The DNC establishment wanted this person. They didn’t end up with her like the GOP ended up with Trump. Trump slipped through because tactical miscalculations on the part of the primary frontrunners, in addition to petty quibbling and egos getting in the way. Maybe it was for the better, who knows? But the GOP did not want Trump—neither the establishment, nor most of the voting base. But Democrats have wanted Hillary Clinton for decades. She’s been the de facto candidate since 2008. She’s a woman. She was a former First Lady. It’s her turn. It’s disgusting that so many urbanite limp-wristed liberals have bought into this idiotic women’s entitlement movement that has been buoying her into the limelight. It was almost as if the party purposefully ran the most unashamedly socialist old man against her in the primaries as a joke, in order to make her seem moderate. How ironic, then, that they not only had to rig the convention in her favor, but she had to actually go further left and adapt some of his talking points during the primary season just to stay relevant. Obama helped set this stage with his blatantly socialist policies, goals, and rhetoric, and the Democrats are now paying for it. Good riddance. Everything about all of this is simply insane.

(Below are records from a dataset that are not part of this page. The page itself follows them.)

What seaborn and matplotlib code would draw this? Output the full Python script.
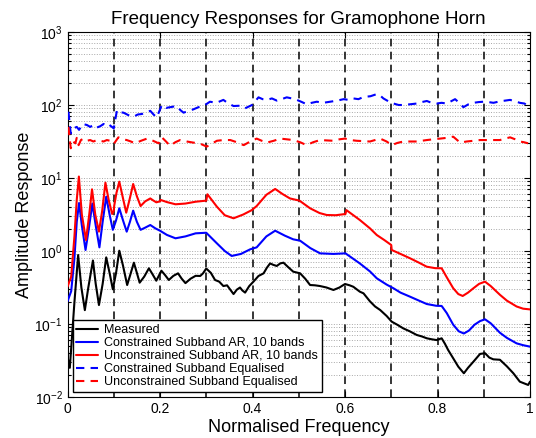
import numpy as np
import matplotlib
matplotlib.use("Agg")
import matplotlib.pyplot as plt
import seaborn as sns

# values, stored as log10(amplitude)
measured_x = [0.000, 0.005, 0.015, 0.023, 0.030, 0.0375, 0.045, 0.055, 0.061, 0.068,
              0.076, 0.0837, 0.091, 0.098, 0.105, 0.112, 0.120, 0.129, 0.136, 0.1435,
              0.150, 0.156, 0.166, 0.176, 0.184, 0.192, 0.203, 0.211, 0.219, 0.229,
              0.239, 0.247, 0.255, 0.266, 0.277, 0.287, 0.293, 0.300, 0.310, 0.319,
              0.328, 0.337, 0.345, 0.352, 0.359, 0.366, 0.373, 0.378, 0.384, 0.393,
              0.402, 0.413, 0.424, 0.431, 0.438, 0.445, 0.4525, 0.460, 0.467, 0.477,
              0.488, 0.503, 0.514, 0.5245, 0.535, 0.546, 0.560, 0.575, 0.588, 0.600,
              0.610, 0.618, 0.632, 0.640, 0.654, 0.665, 0.676, 0.690, 0.701, 0.713,
              0.726, 0.740, 0.755, 0.766, 0.777, 0.788, 0.798, 0.809, 0.816, 0.823,
              0.834, 0.845, 0.857, 0.866, 0.8777, 0.892, 0.9027, 0.912, 0.9207, 0.935,
              0.950, 0.964, 0.978, 0.990, 0.996, 1.000]
measured_log10 = [-1.45, -1.60, -0.70, -0.055, -0.50, -0.81, -0.50, -0.13, -0.45, -0.74,
                  -0.45, -0.087, -0.30, -0.525, -0.30, 0.004, -0.20, -0.466, -0.32, -0.16,
                  -0.30, -0.434, -0.35, -0.237, -0.32, -0.407, -0.27, -0.33, -0.397, -0.34,
                  -0.306, -0.38, -0.44, -0.38, -0.34, -0.342, -0.306, -0.24, -0.30, -0.397,
                  -0.42, -0.48, -0.47, -0.53, -0.59, -0.53, -0.50, -0.54, -0.57, -0.48,
                  -0.42, -0.342, -0.306, -0.23, -0.17, -0.19, -0.205, -0.17, -0.16, -0.22,
                  -0.283, -0.306, -0.38, -0.466, -0.47, -0.48, -0.50, -0.534, -0.50, -0.452,
                  -0.47, -0.49, -0.557, -0.58, -0.69, -0.76, -0.808, -0.89, -0.968, -1.01,
                  -1.06, -1.10, -1.15, -1.17, -1.196, -1.21, -1.22, -1.196, -1.27, -1.356,
                  -1.47, -1.585, -1.675, -1.60, -1.516, -1.41, -1.40, -1.46, -1.484, -1.49,
                  -1.58, -1.675, -1.79, -1.82, -1.835, -1.79]

con_ar_x = [0.000, 0.008, 0.015, 0.020, 0.025, 0.031, 0.039, 0.046, 0.0537, 0.061,
            0.069, 0.076, 0.0837, 0.091, 0.098, 0.105, 0.112, 0.120, 0.128, 0.135,
            0.142, 0.150, 0.158, 0.168, 0.179, 0.190, 0.200, 0.215, 0.2335, 0.255,
            0.277, 0.300, 0.323, 0.340, 0.355, 0.375, 0.395, 0.409, 0.430, 0.449,
            0.470, 0.488, 0.503, 0.525, 0.546, 0.575, 0.601, 0.632, 0.654, 0.6687,
            0.690, 0.7046, 0.720, 0.7407, 0.760, 0.7767, 0.797, 0.809, 0.820, 0.834,
            0.846, 0.857, 0.868, 0.880, 0.892, 0.9027, 0.915, 0.935, 0.950, 0.971,
            0.985, 1.000]
con_ar_log10 = [-0.69, -0.55, -0.10, 0.40, 0.657, 0.35, 0.014, 0.30, 0.65, 0.35,
                0.05, 0.40, 0.744, 0.50, 0.29, 0.42, 0.585, 0.42, 0.265, 0.40,
                0.553, 0.40, 0.29, 0.32, 0.356, 0.31, 0.278, 0.22, 0.174, 0.20,
                0.242, 0.25, 0.105, 0.00, -0.068, -0.04, 0.023, 0.05, 0.20, 0.278,
                0.21, 0.16, 0.141, 0.04, -0.032, -0.04, -0.032, -0.17, -0.28, -0.374,
                -0.46, -0.51, -0.57, -0.626, -0.68, -0.726, -0.75, -0.753, -0.85, -1.01,
                -1.10, -1.13, -1.09, -1.01, -0.96, -0.936, -0.99, -1.12, -1.19, -1.265,
                -1.29, -1.31]

unc_ar_x = [0.000, 0.008, 0.015, 0.020, 0.0246, 0.031, 0.040, 0.047, 0.053, 0.060,
            0.068, 0.075, 0.082, 0.089, 0.0966, 0.100, 0.101, 0.106, 0.112, 0.119,
            0.127, 0.134, 0.142, 0.150, 0.158, 0.168, 0.179, 0.186, 0.192, 0.200,
            0.201, 0.215, 0.2335, 0.255, 0.277, 0.300, 0.3025, 0.313, 0.323, 0.340,
            0.359, 0.380, 0.3985, 0.409, 0.430, 0.449, 0.465, 0.481, 0.5015, 0.5245,
            0.545, 0.5606, 0.580, 0.601, 0.603, 0.632, 0.654, 0.6687, 0.685, 0.700,
            0.701, 0.720, 0.7407, 0.760, 0.7767, 0.795, 0.809, 0.820, 0.834, 0.845,
            0.8545, 0.866, 0.8777, 0.890, 0.9027, 0.915, 0.935, 0.950, 0.971, 0.985,
            1.000]
unc_ar_log10 = [-0.49, -0.35, 0.20, 0.70, 1.02, 0.50, 0.15, 0.50, 0.845, 0.50,
                0.265, 0.55, 0.936, 0.70, 0.507, 0.55, 0.62, 0.80, 0.95, 0.75,
                0.525, 0.70, 0.918, 0.75, 0.616, 0.68, 0.72, 0.69, 0.667, 0.68,
                0.70, 0.67, 0.64, 0.65, 0.675, 0.69, 0.777, 0.69, 0.607, 0.49,
                0.448, 0.50, 0.56, 0.616, 0.77, 0.85, 0.78, 0.72, 0.69, 0.585,
                0.52, 0.493, 0.49, 0.507, 0.56, 0.425, 0.31, 0.219, 0.15, 0.082,
                0.014, -0.04, -0.10, -0.16, -0.215, -0.235, -0.237, -0.36, -0.51, -0.59,
                -0.616, -0.57, -0.51, -0.45, -0.42, -0.48, -0.60, -0.68, -0.76, -0.79,
                -0.80]

con_eq_x = [0.002, 0.007, 0.013, 0.020, 0.025, 0.033, 0.042, 0.049, 0.056, 0.063,
            0.071, 0.078, 0.085, 0.090, 0.096, 0.100, 0.107, 0.114, 0.121, 0.132,
            0.143, 0.152, 0.161, 0.170, 0.179, 0.186, 0.193, 0.204, 0.213, 0.222,
            0.236, 0.244, 0.251, 0.262, 0.272, 0.283, 0.294, 0.308, 0.322, 0.337,
            0.348, 0.359, 0.372, 0.384, 0.399, 0.413, 0.422, 0.431, 0.442, 0.4525,
            0.463, 0.474, 0.485, 0.496, 0.507, 0.517, 0.528, 0.539, 0.553, 0.568,
            0.583, 0.597, 0.608, 0.618, 0.629, 0.640, 0.655, 0.669, 0.676, 0.683,
            0.694, 0.705, 0.716, 0.726, 0.741, 0.755, 0.766, 0.777, 0.787, 0.798,
            0.809, 0.820, 0.829, 0.838, 0.847, 0.856, 0.867, 0.878, 0.889, 0.899,
            0.910, 0.921, 0.935, 0.946, 0.957, 0.968, 0.978, 0.988, 0.996]
con_eq_log10 = [1.908, 1.61, 1.68, 1.70, 1.66, 1.74, 1.726, 1.70, 1.726, 1.69,
                1.71, 1.74, 1.71, 1.73, 1.70, 1.68, 1.93, 1.90, 1.895, 1.86,
                1.84, 1.87, 1.877, 1.90, 1.92, 1.87, 1.83, 2.00, 1.96, 1.97,
                1.986, 1.93, 1.895, 1.92, 1.94, 1.97, 1.986, 2.045, 2.03, 2.07,
                2.02, 1.986, 1.99, 1.955, 2.00, 2.105, 2.08, 2.07, 2.09, 2.06,
                2.08, 2.105, 2.09, 2.07, 2.04, 2.01, 2.03, 2.045, 2.03, 2.045,
                2.06, 2.08, 2.07, 2.09, 2.08, 2.11, 2.12, 2.15, 2.13, 2.09,
                2.05, 2.02, 2.00, 2.00, 2.01, 2.02, 2.04, 2.055, 2.03, 2.02,
                2.03, 2.02, 2.05, 2.08, 2.03, 1.97, 2.01, 2.03, 2.04, 2.045,
                2.04, 2.03, 2.05, 2.06, 2.07, 2.05, 2.03, 2.02, 1.986]

unc_eq_x = [0.002, 0.007, 0.012, 0.017, 0.020, 0.024, 0.029, 0.035, 0.042, 0.049,
            0.056, 0.0635, 0.071, 0.078, 0.085, 0.092, 0.100, 0.110, 0.119, 0.128,
            0.137, 0.146, 0.159, 0.172, 0.185, 0.197, 0.204, 0.213, 0.222, 0.233,
            0.2436, 0.258, 0.272, 0.287, 0.301, 0.312, 0.323, 0.337, 0.352, 0.366,
            0.381, 0.395, 0.409, 0.420, 0.431, 0.446, 0.460, 0.474, 0.488, 0.503,
            0.517, 0.531, 0.546, 0.560, 0.575, 0.588, 0.600, 0.612, 0.625, 0.640,
            0.654, 0.665, 0.676, 0.690, 0.701, 0.713, 0.726, 0.740, 0.755, 0.766,
            0.777, 0.791, 0.806, 0.820, 0.834, 0.849, 0.863, 0.878, 0.892, 0.906,
            0.921, 0.935, 0.946, 0.957, 0.968, 0.978, 0.987, 0.996]
unc_eq_log10 = [1.70, 1.407, 1.50, 1.475, 1.55, 1.45, 1.52, 1.54, 1.51, 1.52,
                1.50, 1.52, 1.51, 1.50, 1.52, 1.51, 1.466, 1.557, 1.53, 1.52,
                1.50, 1.475, 1.51, 1.54, 1.51, 1.475, 1.557, 1.50, 1.44, 1.49,
                1.52, 1.50, 1.485, 1.47, 1.43, 1.47, 1.51, 1.52, 1.52, 1.49,
                1.45, 1.50, 1.54, 1.51, 1.485, 1.51, 1.54, 1.53, 1.52, 1.49,
                1.45, 1.49, 1.52, 1.515, 1.51, 1.53, 1.54, 1.52, 1.51, 1.505,
                1.50, 1.52, 1.54, 1.50, 1.45, 1.48, 1.50, 1.50, 1.50, 1.51,
                1.52, 1.53, 1.54, 1.55, 1.566, 1.485, 1.50, 1.51, 1.52, 1.52,
                1.52, 1.52, 1.54, 1.557, 1.53, 1.50, 1.49, 1.475]

band_edges = [0.1, 0.2, 0.3, 0.4, 0.5, 0.6, 0.7, 0.8, 0.9]
x_ticks = [0, 0.2, 0.4, 0.6, 0.8, 1]
x_tick_labels = ["0", "0.2", "0.4", "0.6", "0.8", "1"]

sns.set_style("ticks")
plt.rcParams["font.family"] = ["Liberation Sans", "DejaVu Sans"]
plt.rcParams["mathtext.fontset"] = "custom"
plt.rcParams["mathtext.rm"] = "Liberation Sans"
plt.rcParams["mathtext.it"] = "Liberation Sans:italic"
plt.rcParams["mathtext.bf"] = "Liberation Sans:bold"
for key in ["text.color", "axes.labelcolor", "xtick.color", "ytick.color"]:
    plt.rcParams[key] = "black"

fig = plt.figure(figsize=(5.36, 4.38), dpi=100)
ax = fig.add_axes([67.5 / 536, 1 - 397 / 438, 462.5 / 536, 365 / 438])

# subband boundaries
for edge in band_edges:
    ax.axvline(edge, color="black", lw=1.1, linestyle=(0, (5, 3.5)), zorder=1)

series = [
    (measured_x, measured_log10, "black", "-", "Measured"),
    (con_ar_x, con_ar_log10, "blue", "-", "Constrained Subband AR, 10 bands"),
    (unc_ar_x, unc_ar_log10, "red", "-", "Unconstrained Subband AR, 10 bands"),
    (con_eq_x, con_eq_log10, "blue", (0, (4, 3)), "Constrained Subband Equalised"),
    (unc_eq_x, unc_eq_log10, "red", (0, (4, 3)), "Unconstrained Subband Equalised"),
]
for xs, ys, col, ls, lab in series:
    sns.lineplot(x=np.array(xs), y=np.power(10.0, ys), ax=ax, color=col,
                 linestyle=ls, lw=1.5, label=lab, sort=False, estimator=None, zorder=3)

ax.set_yscale("log")
ax.set_xlim(0, 1)
ax.set_ylim(1e-2, 1e3)
ax.set_xticks(x_ticks)
ax.set_xticklabels(x_tick_labels)
ax.grid(True, which="both", axis="y", linestyle=":", color="#a8a8a8", lw=0.7)
ax.tick_params(which="both", direction="in", top=True, right=True, labelsize=10, width=0.8)
ax.tick_params(which="major", length=4)
ax.tick_params(which="minor", length=2)
for sp in ax.spines.values():
    sp.set_linewidth(0.8)
    sp.set_color("black")

ax.set_title("Frequency Responses for Gramophone Horn", fontsize=13.5, pad=6)
ax.set_xlabel("Normalised Frequency", fontsize=13, labelpad=2)
ax.set_ylabel("Amplitude Response", fontsize=13, labelpad=1)

leg = ax.legend(loc="lower left", bbox_to_anchor=(0.011, 0.0145), borderaxespad=0,
                fontsize=9, handlelength=1.7, labelspacing=0.08, borderpad=0.3,
                handletextpad=0.55, fancybox=False, framealpha=1, edgecolor="black")
leg.get_frame().set_linewidth(1.0)

fig.savefig("out.png", dpi=100)
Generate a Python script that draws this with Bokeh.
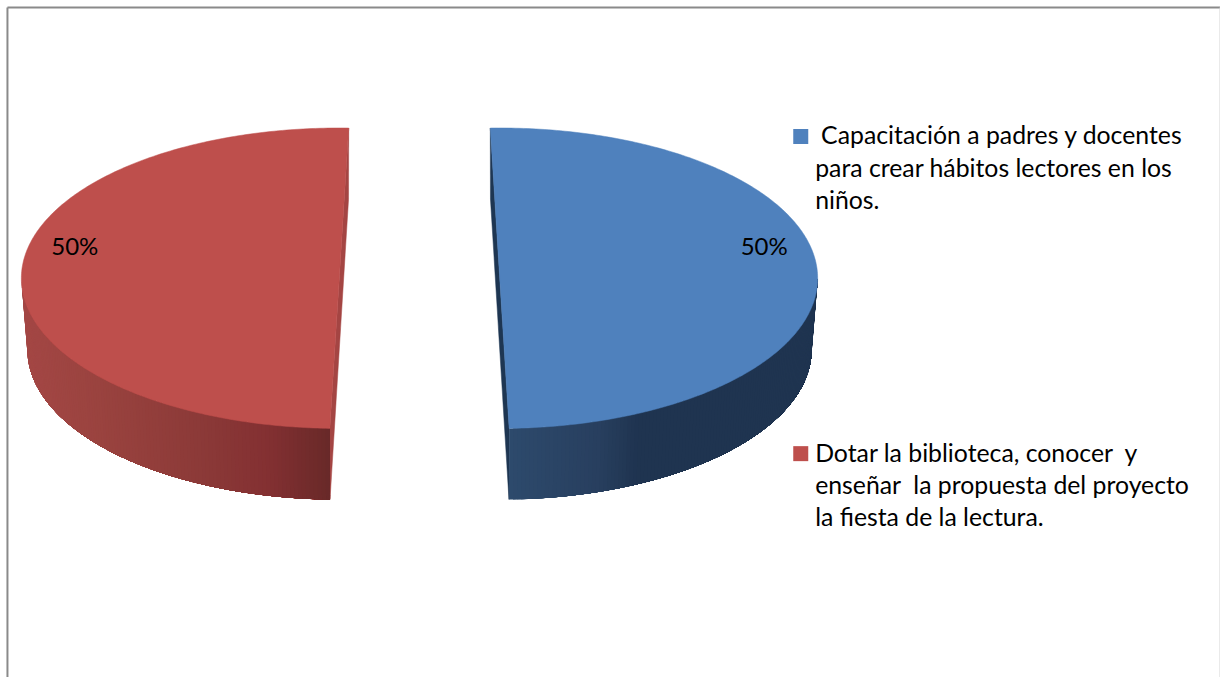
import numpy as np
from bokeh.plotting import figure
from bokeh.models import Range1d
from bokeh.core.properties import value
from bokeh.embed import file_html
from bokeh.resources import INLINE

# ---- data ----
categories = [
    ["Capacitación a padres y docentes", "para crear hábitos lectores en los", "niños."],
    ["Dotar la biblioteca, conocer\u00a0 y", "enseñar\u00a0 la propuesta del proyecto", "la fiesta de la lectura."],
]
percent_values = [50, 50]
top_colors = ["#4F81BD", "#BE4F4C"]
cut_colors = ["#1E3652", "#A44543"]
wall_stops = [
    ([512, 600, 640, 822], ["#2D4A6C", "#283F5F", "#1F3450", "#1F3450"]),
    ([25, 100, 200, 270, 333], ["#A44745", "#9A433F", "#8C3A38", "#833032", "#682928"]),
]

# ---- pie geometry, in the reference's pixel coordinates ----
PIE_CX, PIE_CY = 421.75, 281.0
EXPLODE = 80.75
RX_TOP, RX_BOTTOM, RY = 320.0, 314.0, 152.0
DEPTH = 72.0
TWIST = 1.7   # perspective tilts each half's cut edge
TEXT_DY = -9  # the svg backend draws alphabetic text below its anchor


def hex2rgb(c):
    return np.array([int(c[i:i + 2], 16) for i in (1, 3, 5)], dtype=float)


def wall_color(stops, x):
    xs, cols = stops
    rgb = np.array([hex2rgb(c) for c in cols])
    v = [np.interp(x, xs, rgb[:, k]) for k in range(3)]
    return "#%02x%02x%02x" % tuple(int(round(a)) for a in v)


# the 1228x685 reference is mapped onto the 1220x677 area inside the page margin
p = figure(width=1220, height=677, x_range=Range1d(0, 1228), y_range=Range1d(685, 0),
           output_backend="svg", toolbar_location=None, min_border=0,
           background_fill_color="white", border_fill_color="white")
p.axis.visible = False
p.grid.visible = False
p.outline_line_color = None

# frame
p.segment([7], [7], [7], [685], line_color="#8a8a8a", line_width=2)
p.segment([7], [7], [1228], [7], line_color="#8a8a8a", line_width=2)
p.segment([1227.5], [7], [1227.5], [685], line_color="#d4d4d4", line_width=1)

total = sum(percent_values)
cum = 0.0
for i, val in enumerate(percent_values):
    span = val / total * 360.0
    nominal = -90.0 + cum
    mid = np.radians(nominal + span / 2)
    cx = PIE_CX + EXPLODE * np.cos(mid)
    cy = PIE_CY
    twist = -TWIST if np.cos(mid) > 0 else TWIST
    t0, t1 = nominal + twist, nominal + twist + span
    cum += span

    def top(t):
        return cx + RX_TOP * np.cos(np.radians(t)), cy + RY * np.sin(np.radians(t))

    def bot(t):
        return cx + RX_BOTTOM * np.cos(np.radians(t)), cy + DEPTH + RY * np.sin(np.radians(t))

    # cut face
    tb, bb = top(t0 if i == 0 else t1), bot(t0 if i == 0 else t1)
    tf, bf = top(t1 if i == 0 else t0), bot(t1 if i == 0 else t0)
    p.patch([tb[0], bb[0], bf[0], tf[0]], [tb[1], bb[1], bf[1], tf[1]],
            fill_color=cut_colors[i], line_color=cut_colors[i], line_width=0.5)

    # front wall: shaded bands painted over one another so no seams show
    lo, hi = max(t0, 0.0), min(t1, 180.0)
    edges = np.linspace(lo, hi, 121)
    order = [(lo, b) for b in edges[:0:-1]]
    mids = (edges[:0:-1] + edges[-2::-1]) / 2
    xs, ys, cs = [], [], []
    for (a, b), m in zip(order, mids):
        arc = np.linspace(a, b, 90)
        tx, ty = top(arc)
        bx, by = bot(arc)
        xs.append(np.r_[tx, bx[::-1]].tolist())
        ys.append(np.r_[ty, by[::-1]].tolist())
        cs.append(wall_color(wall_stops[i], float(bot(m)[0])))
    p.patches(xs, ys, fill_color=cs, line_color=None)

    # top surface
    arc = np.linspace(t0, t1, 241)
    tx, ty = top(arc)
    p.patch(tx.tolist(), ty.tolist(), fill_color=top_colors[i], line_color=top_colors[i], line_width=0.5)

    # percent label
    lx = cx + 0.832 * RX_TOP * np.cos(mid)
    p.text([lx], [257 + TEXT_DY], text=[f"{val / total:.0%}"], text_font=value("Lato"), text_font_size="24px",
           text_align="center", text_baseline="alphabetic", text_color="#000000")

# legend
key_x = 805.5
key_y = [137.5, 458.5]
text_x = [[826, 820, 820], [820, 820, 820]]
text_y = [[145, 178, 210], [466, 499, 531]]
for i, lines in enumerate(categories):
    p.scatter([key_x], [key_y[i]], marker="square", size=15, fill_color=top_colors[i], line_color=None)
    p.text(text_x[i], [y + TEXT_DY for y in text_y[i]], text=lines, text_font=value("Lato"),
           text_font_size="24.8px", text_align="left", text_baseline="alphabetic", text_color="#000000")

open("out.html", "w").write(file_html(p, INLINE))
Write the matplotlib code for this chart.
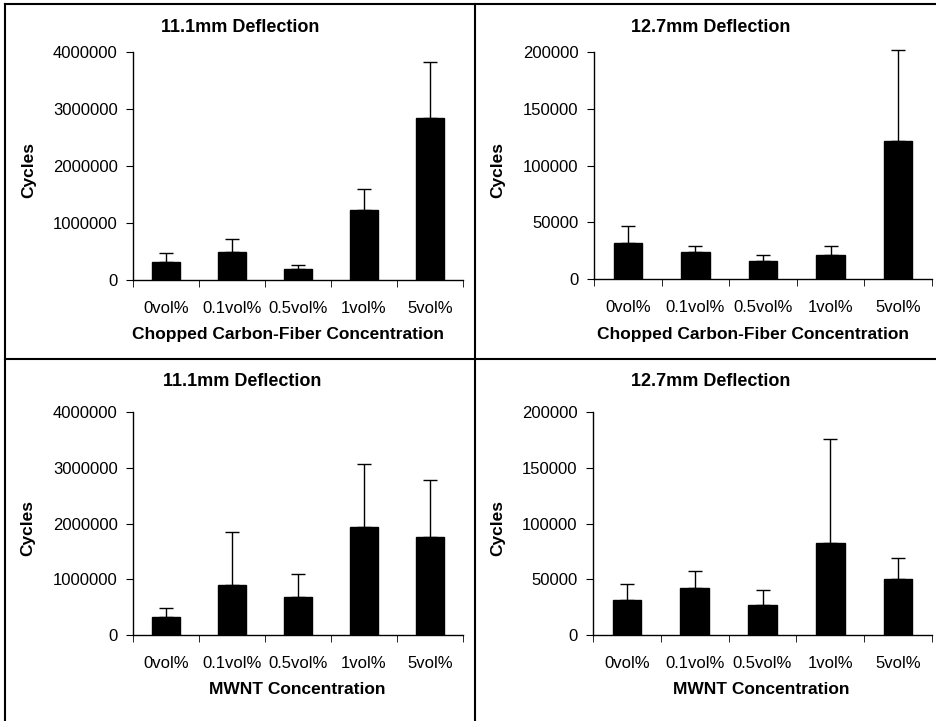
import matplotlib.pyplot as plt
import numpy as np
from matplotlib.lines import Line2D

plt.rcParams['font.family'] = ['Liberation Sans', 'DejaVu Sans']

categories = ['0vol%', '0.1vol%', '0.5vol%', '1vol%', '5vol%']

# mean cycles to failure and upper error (std dev)
cf_111_mean = [322000, 486000, 193000, 1230000, 2850000]
cf_111_err = [158000, 234000, 77000, 360000, 980000]
cf_127_mean = [32000, 24100, 15900, 21100, 121300]
cf_127_err = [14400, 5000, 5000, 8000, 80500]
mwnt_111_mean = [329000, 892000, 677000, 1946000, 1754000]
mwnt_111_err = [156000, 964000, 423000, 1124000, 1026000]
mwnt_127_mean = [31100, 41900, 26900, 82300, 50000]
mwnt_127_err = [14700, 15900, 13500, 93100, 18900]

W, H = 936, 721
fig = plt.figure(figsize=(W / 100, H / 100), dpi=100)

def px(x0, y0, x1, y1):
    # pixel box -> figure fraction rect
    return [x0 / W, 1 - y1 / H, (x1 - x0) / W, (y1 - y0) / H]

panels = [
    (px(133, 52, 463, 280), cf_111_mean, cf_111_err, 4000000, 1000000,
     '11.1mm Deflection', 'Chopped Carbon-Fiber Concentration',
     (240, 27), (288, 335), (29, 170)),
    (px(594, 52, 932, 279), cf_127_mean, cf_127_err, 200000, 50000,
     '12.7mm Deflection', 'Chopped Carbon-Fiber Concentration',
     (711, 27), (753, 335), (498, 170)),
    (px(133, 412, 463, 635), mwnt_111_mean, mwnt_111_err, 4000000, 1000000,
     '11.1mm Deflection', 'MWNT Concentration',
     (242, 382), (297, 690), (28, 528)),
    (px(593, 412, 932, 635), mwnt_127_mean, mwnt_127_err, 200000, 50000,
     '12.7mm Deflection', 'MWNT Concentration',
     (711, 382), (761, 690), (498, 528)),
]

x = np.arange(len(categories))
for rect, mean, err, ymax, ystep, title, xlabel, tpos, xlpos, ylpos in panels:
    ax = fig.add_axes(rect)
    bars = ax.bar(x, mean, width=0.42, color='black', edgecolor='black',
                  yerr=[np.zeros(len(err)), err], capsize=5,
                  error_kw=dict(elinewidth=1, capthick=1, ecolor='black'))
    # let the tallest error bar run past the top of the axis
    for art in bars.errorbar.lines:
        for a in (art if isinstance(art, tuple) else [art]):
            if a is not None:
                a.set_clip_on(False)
    ax.set_xlim(-0.5, len(categories) - 0.5)
    ax.set_ylim(0, ymax)
    ticks = np.arange(0, ymax + 1, ystep)
    ax.set_yticks(ticks)
    ax.set_yticklabels([str(int(v)) for v in ticks])
    ax.set_xticks(x)
    ax.set_xticklabels(categories)
    ax.set_xticks(np.arange(-0.5, len(categories), 1), minor=True)
    ax.tick_params(axis='x', which='major', length=0, pad=15, labelsize=12)
    ax.tick_params(axis='x', which='minor', length=5, direction='out')
    ax.tick_params(axis='y', length=5, direction='out', pad=6, labelsize=12)
    for s in ['top', 'right']:
        ax.spines[s].set_visible(False)
    for s in ['left', 'bottom']:
        ax.spines[s].set_linewidth(1)
    fig.text(tpos[0] / W, 1 - tpos[1] / H, title, ha='center', va='center',
             fontsize=13, fontweight='bold')
    fig.text(xlpos[0] / W, 1 - xlpos[1] / H, xlabel, ha='center', va='center',
             fontsize=12.5, fontweight='bold')
    fig.text(ylpos[0] / W, 1 - ylpos[1] / H, 'Cycles', ha='center', va='center',
             fontsize=12.5, fontweight='bold', rotation=90)

# frame lines around and between the four charts
frame = [((5, 936), (4, 4)), ((5, 5), (4, 721)), ((475, 475), (4, 721)),
         ((5, 936), (359, 359))]
for xs, ys in frame:
    fig.add_artist(Line2D([v / W for v in xs], [1 - v / H for v in ys],
                          color='black', lw=1.5))

fig.savefig('out.png', dpi=100)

Meanwhile, despite all of this breaking, and despite Hillary’s stuttering and poor attempt to chock all of this up to Russian hackers mysteriously connected to Trump somehow, despite Trump’s managing to stay on message and not make serious gaffs for a couple weeks (shocking, actually), the polls still show a Clinton lead. Last year, poll numbers anticipated a distinct loss for Netanyahu during the Israeli election season. He won by significant numbers, despite Obama’s Administration getting caught red-handed funding his opposition. Earlier this year, poll numbers expected a landslide loss of the Brexit EU referendum, but instead, it won by an almost 4% margin. Given that the world is watching this election, just as it was watching Brexit and how much of it was watching Israel, is there reason to believe now that the polls aren’t somehow stacked? Between the oversampling of democrats and the sheer precedent for DNC officials to get their hands on anything that can be twisted around, it seems to me that the race is and has been significantly closer than the polls want to reflect. Trump might lose, but I don’t think it will be by the landslide numbers that CTR is hoping for. Then again, Trump might win. The election is too close to call, and all this crap coming out in the Wikileaks dumps has made it obvious that we can’t trust the media to tell us the truth, we can’t trust the poll data, and we might not even be able to trust the election itself given the sheer amount of voter fraud that has been occurring for the last couple elections. At this point, who knows? The only good thing about any of this is that it’s starting to come out into the open.
Election day is four days away. Given how the headlines are going, that might as well be four weeks. Trump could still lose this thing.